__Data lines__.

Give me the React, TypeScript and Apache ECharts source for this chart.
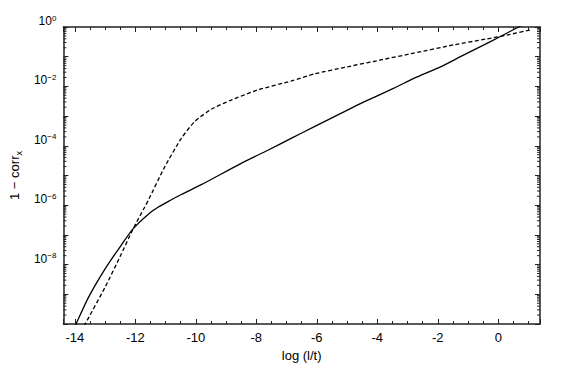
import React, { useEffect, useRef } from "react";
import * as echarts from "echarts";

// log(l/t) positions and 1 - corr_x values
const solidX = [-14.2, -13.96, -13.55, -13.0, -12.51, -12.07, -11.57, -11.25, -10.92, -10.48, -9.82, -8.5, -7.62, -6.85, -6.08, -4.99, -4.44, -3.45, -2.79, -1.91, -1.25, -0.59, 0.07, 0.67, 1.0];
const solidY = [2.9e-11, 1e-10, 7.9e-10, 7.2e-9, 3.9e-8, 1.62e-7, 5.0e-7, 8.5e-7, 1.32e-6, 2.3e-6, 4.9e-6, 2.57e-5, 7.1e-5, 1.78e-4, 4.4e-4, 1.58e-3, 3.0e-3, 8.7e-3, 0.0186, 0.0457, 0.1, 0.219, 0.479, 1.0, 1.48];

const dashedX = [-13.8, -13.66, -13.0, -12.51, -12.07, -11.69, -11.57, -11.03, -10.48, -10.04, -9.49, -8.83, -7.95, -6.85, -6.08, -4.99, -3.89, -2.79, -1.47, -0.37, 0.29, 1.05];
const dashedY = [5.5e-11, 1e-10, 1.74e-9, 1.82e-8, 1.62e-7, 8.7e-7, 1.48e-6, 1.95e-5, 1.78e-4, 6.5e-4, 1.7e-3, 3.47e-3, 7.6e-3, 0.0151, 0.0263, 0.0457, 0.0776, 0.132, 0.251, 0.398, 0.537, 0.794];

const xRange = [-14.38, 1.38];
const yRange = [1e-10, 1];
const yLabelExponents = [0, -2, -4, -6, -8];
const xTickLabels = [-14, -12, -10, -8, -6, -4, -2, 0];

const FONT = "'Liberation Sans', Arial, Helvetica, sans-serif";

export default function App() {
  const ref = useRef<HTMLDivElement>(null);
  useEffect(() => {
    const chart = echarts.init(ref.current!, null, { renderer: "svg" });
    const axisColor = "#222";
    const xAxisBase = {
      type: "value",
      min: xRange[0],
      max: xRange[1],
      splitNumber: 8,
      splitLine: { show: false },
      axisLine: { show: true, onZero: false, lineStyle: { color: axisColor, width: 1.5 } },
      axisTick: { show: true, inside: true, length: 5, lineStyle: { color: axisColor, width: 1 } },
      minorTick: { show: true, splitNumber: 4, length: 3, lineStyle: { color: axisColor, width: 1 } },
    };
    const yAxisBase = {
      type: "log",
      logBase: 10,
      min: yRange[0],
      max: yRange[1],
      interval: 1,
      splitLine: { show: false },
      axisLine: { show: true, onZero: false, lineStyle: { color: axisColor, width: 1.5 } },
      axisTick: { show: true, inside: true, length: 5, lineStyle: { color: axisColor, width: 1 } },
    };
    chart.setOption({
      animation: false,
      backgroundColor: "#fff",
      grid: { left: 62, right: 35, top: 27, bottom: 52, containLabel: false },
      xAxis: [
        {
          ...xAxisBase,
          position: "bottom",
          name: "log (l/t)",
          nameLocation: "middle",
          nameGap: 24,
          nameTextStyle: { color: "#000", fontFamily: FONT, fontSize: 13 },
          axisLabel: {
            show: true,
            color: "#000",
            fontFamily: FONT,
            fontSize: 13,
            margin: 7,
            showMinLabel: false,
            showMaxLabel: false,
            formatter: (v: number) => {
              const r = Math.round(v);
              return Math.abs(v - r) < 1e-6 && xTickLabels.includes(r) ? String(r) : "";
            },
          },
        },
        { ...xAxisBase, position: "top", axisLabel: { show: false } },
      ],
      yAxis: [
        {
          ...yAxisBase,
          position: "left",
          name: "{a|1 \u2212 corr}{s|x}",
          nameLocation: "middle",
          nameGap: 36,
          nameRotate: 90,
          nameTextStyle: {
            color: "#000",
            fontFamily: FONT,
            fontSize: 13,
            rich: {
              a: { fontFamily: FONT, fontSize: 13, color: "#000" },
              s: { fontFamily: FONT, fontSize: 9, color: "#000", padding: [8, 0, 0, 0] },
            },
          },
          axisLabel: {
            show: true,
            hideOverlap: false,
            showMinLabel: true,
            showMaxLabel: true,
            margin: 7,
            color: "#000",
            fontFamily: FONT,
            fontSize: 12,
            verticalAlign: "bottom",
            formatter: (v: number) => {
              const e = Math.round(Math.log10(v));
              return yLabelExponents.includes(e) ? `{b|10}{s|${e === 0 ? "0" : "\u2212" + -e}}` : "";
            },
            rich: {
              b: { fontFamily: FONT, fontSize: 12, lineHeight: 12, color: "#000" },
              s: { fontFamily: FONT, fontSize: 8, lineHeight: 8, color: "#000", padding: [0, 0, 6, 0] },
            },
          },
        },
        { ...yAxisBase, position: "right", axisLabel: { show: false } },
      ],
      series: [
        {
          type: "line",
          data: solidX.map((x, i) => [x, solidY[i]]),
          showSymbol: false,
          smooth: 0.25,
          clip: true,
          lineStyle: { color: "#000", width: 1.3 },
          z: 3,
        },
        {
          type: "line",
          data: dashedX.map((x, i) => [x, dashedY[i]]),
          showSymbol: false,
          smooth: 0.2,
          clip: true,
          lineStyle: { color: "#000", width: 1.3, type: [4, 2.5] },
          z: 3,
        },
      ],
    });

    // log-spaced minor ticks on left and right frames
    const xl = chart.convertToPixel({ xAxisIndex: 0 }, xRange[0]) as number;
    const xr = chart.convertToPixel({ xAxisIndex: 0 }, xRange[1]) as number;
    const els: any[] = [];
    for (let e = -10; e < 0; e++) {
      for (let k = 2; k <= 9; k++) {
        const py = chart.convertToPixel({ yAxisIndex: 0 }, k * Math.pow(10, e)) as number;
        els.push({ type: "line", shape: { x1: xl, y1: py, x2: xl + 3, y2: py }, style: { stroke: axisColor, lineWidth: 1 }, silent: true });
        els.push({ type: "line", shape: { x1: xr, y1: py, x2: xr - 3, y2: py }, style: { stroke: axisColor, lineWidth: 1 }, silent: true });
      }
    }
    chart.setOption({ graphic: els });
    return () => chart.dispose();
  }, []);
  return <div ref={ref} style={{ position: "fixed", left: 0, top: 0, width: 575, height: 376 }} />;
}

__What is asked__.
Transcribe all the lines above exactly, apart from the pictures.

__Answer to this exercise__.
Give me the React, TypeScript and Apache ECharts source for this chart.
import React, { useEffect, useRef } from "react";
import * as echarts from "echarts";

// log(l/t) positions and 1 - corr_x values
const solidX = [-14.2, -13.96, -13.55, -13.0, -12.51, -12.07, -11.57, -11.25, -10.92, -10.48, -9.82, -8.5, -7.62, -6.85, -6.08, -4.99, -4.44, -3.45, -2.79, -1.91, -1.25, -0.59, 0.07, 0.67, 1.0];
const solidY = [2.9e-11, 1e-10, 7.9e-10, 7.2e-9, 3.9e-8, 1.62e-7, 5.0e-7, 8.5e-7, 1.32e-6, 2.3e-6, 4.9e-6, 2.57e-5, 7.1e-5, 1.78e-4, 4.4e-4, 1.58e-3, 3.0e-3, 8.7e-3, 0.0186, 0.0457, 0.1, 0.219, 0.479, 1.0, 1.48];

const dashedX = [-13.8, -13.66, -13.0, -12.51, -12.07, -11.69, -11.57, -11.03, -10.48, -10.04, -9.49, -8.83, -7.95, -6.85, -6.08, -4.99, -3.89, -2.79, -1.47, -0.37, 0.29, 1.05];
const dashedY = [5.5e-11, 1e-10, 1.74e-9, 1.82e-8, 1.62e-7, 8.7e-7, 1.48e-6, 1.95e-5, 1.78e-4, 6.5e-4, 1.7e-3, 3.47e-3, 7.6e-3, 0.0151, 0.0263, 0.0457, 0.0776, 0.132, 0.251, 0.398, 0.537, 0.794];

const xRange = [-14.38, 1.38];
const yRange = [1e-10, 1];
const yLabelExponents = [0, -2, -4, -6, -8];
const xTickLabels = [-14, -12, -10, -8, -6, -4, -2, 0];

const FONT = "'Liberation Sans', Arial, Helvetica, sans-serif";

export default function App() {
  const ref = useRef<HTMLDivElement>(null);
  useEffect(() => {
    const chart = echarts.init(ref.current!, null, { renderer: "svg" });
    const axisColor = "#222";
    const xAxisBase = {
      type: "value",
      min: xRange[0],
      max: xRange[1],
      splitNumber: 8,
      splitLine: { show: false },
      axisLine: { show: true, onZero: false, lineStyle: { color: axisColor, width: 1.5 } },
      axisTick: { show: true, inside: true, length: 5, lineStyle: { color: axisColor, width: 1 } },
      minorTick: { show: true, splitNumber: 4, length: 3, lineStyle: { color: axisColor, width: 1 } },
    };
    const yAxisBase = {
      type: "log",
      logBase: 10,
      min: yRange[0],
      max: yRange[1],
      interval: 1,
      splitLine: { show: false },
      axisLine: { show: true, onZero: false, lineStyle: { color: axisColor, width: 1.5 } },
      axisTick: { show: true, inside: true, length: 5, lineStyle: { color: axisColor, width: 1 } },
    };
    chart.setOption({
      animation: false,
      backgroundColor: "#fff",
      grid: { left: 62, right: 35, top: 27, bottom: 52, containLabel: false },
      xAxis: [
        {
          ...xAxisBase,
          position: "bottom",
          name: "log (l/t)",
          nameLocation: "middle",
          nameGap: 24,
          nameTextStyle: { color: "#000", fontFamily: FONT, fontSize: 13 },
          axisLabel: {
            show: true,
            color: "#000",
            fontFamily: FONT,
            fontSize: 13,
            margin: 7,
            showMinLabel: false,
            showMaxLabel: false,
            formatter: (v: number) => {
              const r = Math.round(v);
              return Math.abs(v - r) < 1e-6 && xTickLabels.includes(r) ? String(r) : "";
            },
          },
        },
        { ...xAxisBase, position: "top", axisLabel: { show: false } },
      ],
      yAxis: [
        {
          ...yAxisBase,
          position: "left",
          name: "{a|1 \u2212 corr}{s|x}",
          nameLocation: "middle",
          nameGap: 36,
          nameRotate: 90,
          nameTextStyle: {
            color: "#000",
            fontFamily: FONT,
            fontSize: 13,
            rich: {
              a: { fontFamily: FONT, fontSize: 13, color: "#000" },
              s: { fontFamily: FONT, fontSize: 9, color: "#000", padding: [8, 0, 0, 0] },
            },
          },
          axisLabel: {
            show: true,
            hideOverlap: false,
            showMinLabel: true,
            showMaxLabel: true,
            margin: 7,
            color: "#000",
            fontFamily: FONT,
            fontSize: 12,
            verticalAlign: "bottom",
            formatter: (v: number) => {
              const e = Math.round(Math.log10(v));
              return yLabelExponents.includes(e) ? `{b|10}{s|${e === 0 ? "0" : "\u2212" + -e}}` : "";
            },
            rich: {
              b: { fontFamily: FONT, fontSize: 12, lineHeight: 12, color: "#000" },
              s: { fontFamily: FONT, fontSize: 8, lineHeight: 8, color: "#000", padding: [0, 0, 6, 0] },
            },
          },
        },
        { ...yAxisBase, position: "right", axisLabel: { show: false } },
      ],
      series: [
        {
          type: "line",
          data: solidX.map((x, i) => [x, solidY[i]]),
          showSymbol: false,
          smooth: 0.25,
          clip: true,
          lineStyle: { color: "#000", width: 1.3 },
          z: 3,
        },
        {
          type: "line",
          data: dashedX.map((x, i) => [x, dashedY[i]]),
          showSymbol: false,
          smooth: 0.2,
          clip: true,
          lineStyle: { color: "#000", width: 1.3, type: [4, 2.5] },
          z: 3,
        },
      ],
    });

    // log-spaced minor ticks on left and right frames
    const xl = chart.convertToPixel({ xAxisIndex: 0 }, xRange[0]) as number;
    const xr = chart.convertToPixel({ xAxisIndex: 0 }, xRange[1]) as number;
    const els: any[] = [];
    for (let e = -10; e < 0; e++) {
      for (let k = 2; k <= 9; k++) {
        const py = chart.convertToPixel({ yAxisIndex: 0 }, k * Math.pow(10, e)) as number;
        els.push({ type: "line", shape: { x1: xl, y1: py, x2: xl + 3, y2: py }, style: { stroke: axisColor, lineWidth: 1 }, silent: true });
        els.push({ type: "line", shape: { x1: xr, y1: py, x2: xr - 3, y2: py }, style: { stroke: axisColor, lineWidth: 1 }, silent: true });
      }
    }
    chart.setOption({ graphic: els });
    return () => chart.dispose();
  }, []);
  return <div ref={ref} style={{ position: "fixed", left: 0, top: 0, width: 575, height: 376 }} />;
}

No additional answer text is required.